# Just got a 1965 Lemans 326 motor, whats it worth?



## Speedracer101 (Apr 2, 2008)

like title says I was given a 1965 lemans motor, just trying to find out if its worth anything, I know that the carb. which is a rochester quadrajet is worth some money, but I haven't found any good info on the lemans motors to know the value of it or if its worth keeping...I am more of an import guy so just trying to figure out things...I was told that it was fully rebuilt 2 years ago and ran for about 30 hours worth, then pulled for a bigger motor...any help would be appreciated


----------



## geeteeohguy (Feb 2, 2008)

Not worth very much, I'm afraid. Demand is fairly low. They are as expensive to rebuild and repair as the more desirable 389 and up blocks, but without the glamour. They do run extremely well, though, are very durable, and make excellent power. I'd put it on Craigslist or ebay. Sombody restoring a LeMans may be interested. I've recently been offered TWO running, good condition 326,s, a '64 and '65, and I had no use for them.
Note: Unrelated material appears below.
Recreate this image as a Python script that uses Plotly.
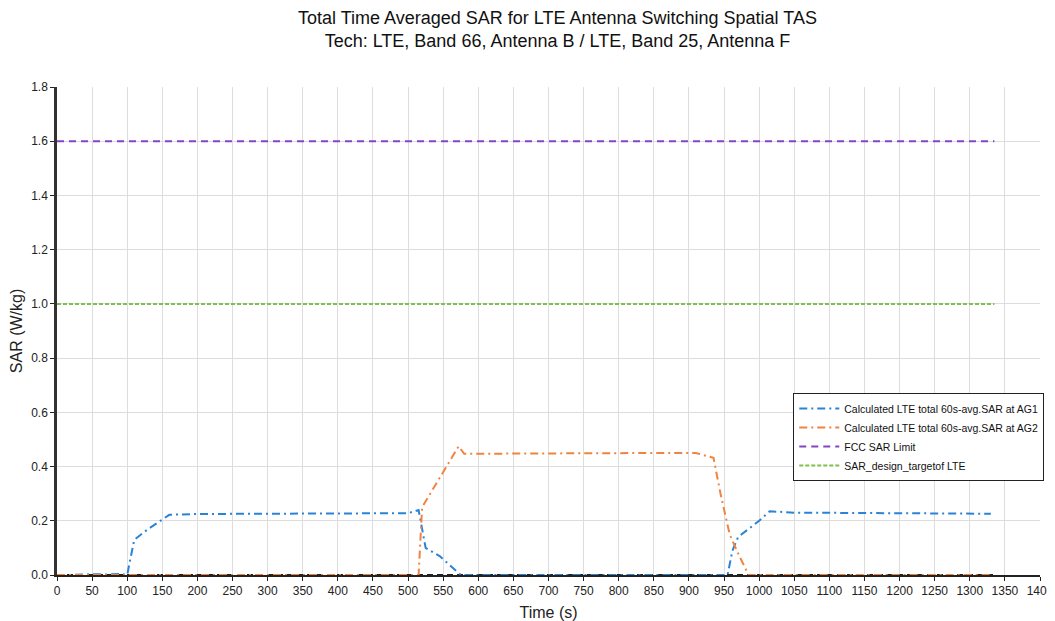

Good Luck.
Jeff


----------



## danthepontiacman (Jul 5, 2008)

geeteeohguy said:


> Not worth very much, I'm afraid. Demand is fairly low. They are as expensive to rebuild and repair as the more desirable 389 and up blocks, but without the glamour. They do run extremely well, though, are very durable, and make excellent power. I'd put it on Craigslist or ebay. Sombody restoring a LeMans may be interested. I've recently been offered TWO running, good condition 326,s, a '64 and '65, and I had no use for them. Good Luck.
> Jeff


i hate to correct you here but that motor may be worth a lil bit more, the ones with 4v are had to find and in demand amoung tempest and lemans folks, also a 326 does not cost more to rebuild, the same oil pans, intakes, heads, cams, cranks, connectign rods, water pumps and almost ever other part besides the valves and pistons will interchange, you can take a 326 and put gto heads and 3x2s on it if you want, my car ahs a 326 in it with a 2v and it runs great and to be the base v8 it has plenty of power.


----------



## silversport (Mar 23, 2007)

nice engine...


----------



## geeteeohguy (Feb 2, 2008)

I did not state that a 326 cost's more to build. I stated that they cost just as much to rebuild as a bigger motor. I stand by that.
Jeff


----------